Figure scripts
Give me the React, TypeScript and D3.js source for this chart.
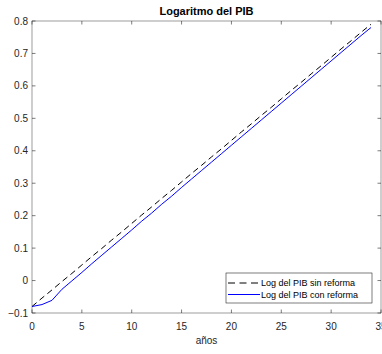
import React from "react";
import * as d3 from "d3";

const years = Array.from({ length: 35 }, (_, i) => i);
const sinReforma = [
  -0.080, -0.054, -0.029, -0.003, 0.022, 0.048, 0.074, 0.099, 0.125, 0.150,
  0.176, 0.202, 0.227, 0.253, 0.278, 0.304, 0.330, 0.355, 0.381, 0.406,
  0.432, 0.458, 0.483, 0.509, 0.534, 0.560, 0.586, 0.611, 0.637, 0.662,
  0.688, 0.714, 0.739, 0.765, 0.790,
];
const conReforma = [
  -0.080, -0.074, -0.061, -0.027, -0.001, 0.025, 0.052, 0.078, 0.104, 0.130,
  0.156, 0.183, 0.208, 0.235, 0.260, 0.287, 0.313, 0.339, 0.365, 0.391,
  0.417, 0.443, 0.469, 0.495, 0.521, 0.547, 0.573, 0.599, 0.625, 0.651,
  0.677, 0.703, 0.729, 0.755, 0.780,
];
const xTicks = [0, 5, 10, 15, 20, 25, 30, 35];
const yTicks = [-0.1, 0, 0.1, 0.2, 0.3, 0.4, 0.5, 0.6, 0.7, 0.8];
const seriesNames = ["Log del PIB sin reforma", "Log del PIB con reforma"];
const title = "Logaritmo del PIB";
const xLabel = "años";

export default function App() {
  const W = 382, H = 354;
  const left = 32, right = 381, top = 21, bottom = 313;
  const x = d3.scaleLinear().domain([0, 35]).range([left, right]);
  const y = d3.scaleLinear().domain([-0.1, 0.8]).range([bottom, top]);
  const line = d3.line<number>().x((_, i) => x(years[i])).y((d) => y(d));
  const font = "'Liberation Sans', Arial, sans-serif";
  const axisCol = "#262626";
  const tl = 3.5;
  const fmtY = (v: number) => (v === 0 ? "0" : d3.format(".1f")(v));
  const lg = { x0: 226, y0: 273, x1: 372, y1: 303 };
  return (
    <svg width={W} height={H} style={{ position: "absolute", left: 0, top: 0, background: "#fff" }}>
      <rect x={0} y={0} width={W} height={H} fill="#fff" />
      <text x={(left + right) / 2} y={15} textAnchor="middle" fontFamily={font} fontSize={11} fontWeight="bold" fill="#000">
        {title}
      </text>
      <defs>
        <clipPath id="clip">
          <rect x={left} y={top} width={right - left} height={bottom - top} />
        </clipPath>
      </defs>
      <g clipPath="url(#clip)">
        <path d={line(sinReforma) || ""} fill="none" stroke="#000" strokeWidth={1} strokeDasharray="6,4" />
        <path d={line(conReforma) || ""} fill="none" stroke="#0000ff" strokeWidth={1} />
      </g>
      <rect x={left} y={top} width={right - left} height={bottom - top} fill="none" stroke={axisCol} strokeWidth={0.6} strokeOpacity={0.75} />
      {xTicks.map((t) => (
        <g key={"x" + t}>
          <line x1={x(t)} x2={x(t)} y1={bottom} y2={bottom - tl} stroke={axisCol} strokeWidth={0.6} />
          <line x1={x(t)} x2={x(t)} y1={top} y2={top + tl} stroke={axisCol} strokeWidth={0.6} />
          <text x={x(t)} y={330} textAnchor="middle" fontFamily={font} fontSize={10} fill={axisCol}>
            {t}
          </text>
        </g>
      ))}
      {yTicks.map((t) => (
        <g key={"y" + t}>
          <line x1={left} x2={left + tl} y1={y(t)} y2={y(t)} stroke={axisCol} strokeWidth={0.6} />
          <line x1={right} x2={right - tl} y1={y(t)} y2={y(t)} stroke={axisCol} strokeWidth={0.6} />
          <text x={28} y={y(t) + 3.5} textAnchor="end" fontFamily={font} fontSize={10} fill={axisCol}>
            {fmtY(t)}
          </text>
        </g>
      ))}
      <text x={(left + right) / 2} y={344} textAnchor="middle" fontFamily={font} fontSize={10} fill={axisCol}>
        {xLabel}
      </text>
      <rect x={lg.x0} y={lg.y0} width={lg.x1 - lg.x0} height={lg.y1 - lg.y0} fill="#fff" stroke={axisCol} strokeWidth={0.6} />
      {seriesNames.map((name, i) => {
        const ly = 283 + i * 11.5;
        return (
          <g key={name}>
            <line x1={228} x2={260} y1={ly} y2={ly} stroke={i === 0 ? "#000" : "#0000ff"} strokeWidth={1} strokeDasharray={i === 0 ? "7,4.5" : undefined} />
            <text x={261} y={ly + 3.2} fontFamily={font} fontSize={9} fill="#000">
              {name}
            </text>
          </g>
        );
      })}
    </svg>
  );
}
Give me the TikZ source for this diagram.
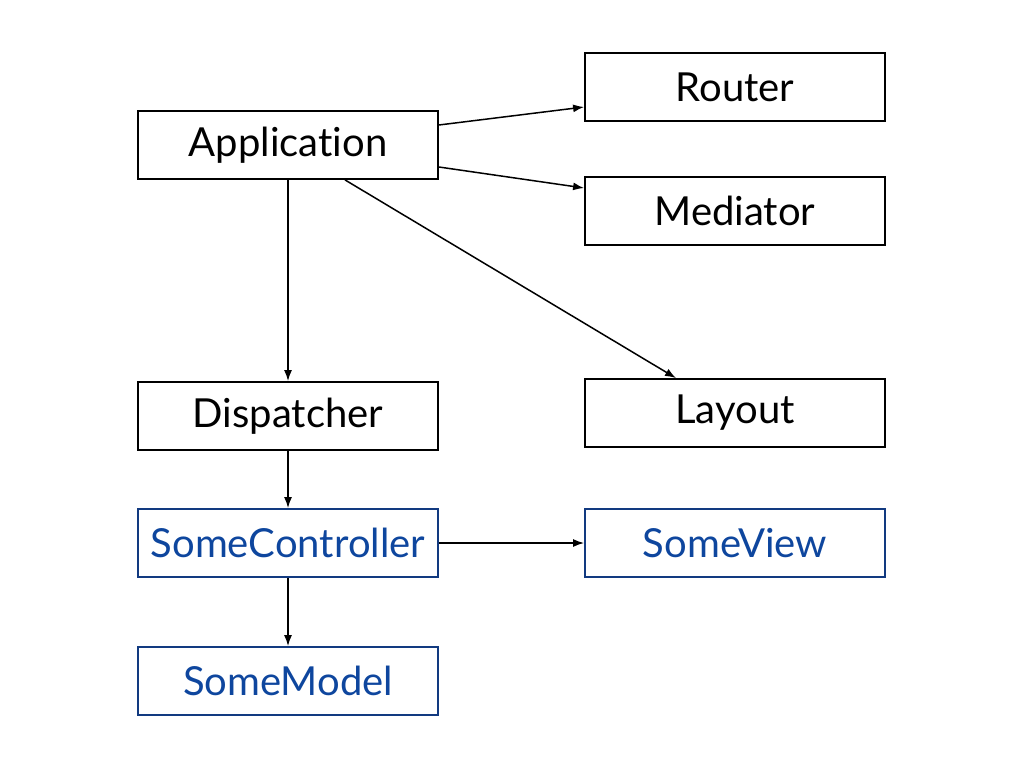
\documentclass[tikz,border=0pt]{standalone}
\usepackage{fontspec}
\setmainfont{Lato}[RawFeature=-liga]
\usetikzlibrary{arrows.meta}
\definecolor{navy}{RGB}{18,58,128}
\definecolor{bluetext}{RGB}{14,70,158}
\begin{document}
\begin{tikzpicture}[x=1pt,y=-1pt,
  box/.style={draw=black,line width=1.8pt,minimum width=300pt,minimum height=68pt,inner sep=0pt,font=\fontsize{40}{44}\selectfont},
  bluebox/.style={box,draw=navy,text=bluetext},
  arr/.style={-{Latex[length=11pt,width=8pt]},line width=1.5pt}]
\useasboundingbox (0,0) rectangle (1024,768);
\node[box] (app) at (288,145) {Application};
\node[box] (router) at (735,87) {Router};
\node[box] (med) at (735,211) {Mediator};
\node[box] (disp) at (288,416) {Dispatcher};
\node[box] (layout) at (735,413) {Layout};
\node[bluebox] (ctrl) at (288,543) {SomeController};
\node[bluebox] (view) at (735,543) {SomeView};
\node[bluebox] (model) at (288,681) {SomeModel};
\draw[arr] ([yshift=20pt]app.east) -- ([yshift=-20pt]router.west);
\draw[arr] ([yshift=-22pt]app.east) -- ([yshift=23pt]med.west);
\draw[arr] ([xshift=57pt]app.south) -- ([xshift=-59pt]layout.north);
\draw[arr] (app.south) -- (disp.north);
\draw[arr] (disp.south) -- (ctrl.north);
\draw[arr] (ctrl.east) -- (view.west);
\draw[arr] (ctrl.south) -- (model.north);
\end{tikzpicture}
\end{document}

*Work to complete*
Omit the pictures and print again exactly the lines from the one with "Give me the TikZ source for this diagram." through the final line of the entries, both ends included.

*Exercise response*
Give me the TikZ source for this diagram.
\documentclass[tikz,border=0pt]{standalone}
\usepackage{fontspec}
\setmainfont{Lato}[RawFeature=-liga]
\usetikzlibrary{arrows.meta}
\definecolor{navy}{RGB}{18,58,128}
\definecolor{bluetext}{RGB}{14,70,158}
\begin{document}
\begin{tikzpicture}[x=1pt,y=-1pt,
  box/.style={draw=black,line width=1.8pt,minimum width=300pt,minimum height=68pt,inner sep=0pt,font=\fontsize{40}{44}\selectfont},
  bluebox/.style={box,draw=navy,text=bluetext},
  arr/.style={-{Latex[length=11pt,width=8pt]},line width=1.5pt}]
\useasboundingbox (0,0) rectangle (1024,768);
\node[box] (app) at (288,145) {Application};
\node[box] (router) at (735,87) {Router};
\node[box] (med) at (735,211) {Mediator};
\node[box] (disp) at (288,416) {Dispatcher};
\node[box] (layout) at (735,413) {Layout};
\node[bluebox] (ctrl) at (288,543) {SomeController};
\node[bluebox] (view) at (735,543) {SomeView};
\node[bluebox] (model) at (288,681) {SomeModel};
\draw[arr] ([yshift=20pt]app.east) -- ([yshift=-20pt]router.west);
\draw[arr] ([yshift=-22pt]app.east) -- ([yshift=23pt]med.west);
\draw[arr] ([xshift=57pt]app.south) -- ([xshift=-59pt]layout.north);
\draw[arr] (app.south) -- (disp.north);
\draw[arr] (disp.south) -- (ctrl.north);
\draw[arr] (ctrl.east) -- (view.west);
\draw[arr] (ctrl.south) -- (model.north);
\end{tikzpicture}
\end{document}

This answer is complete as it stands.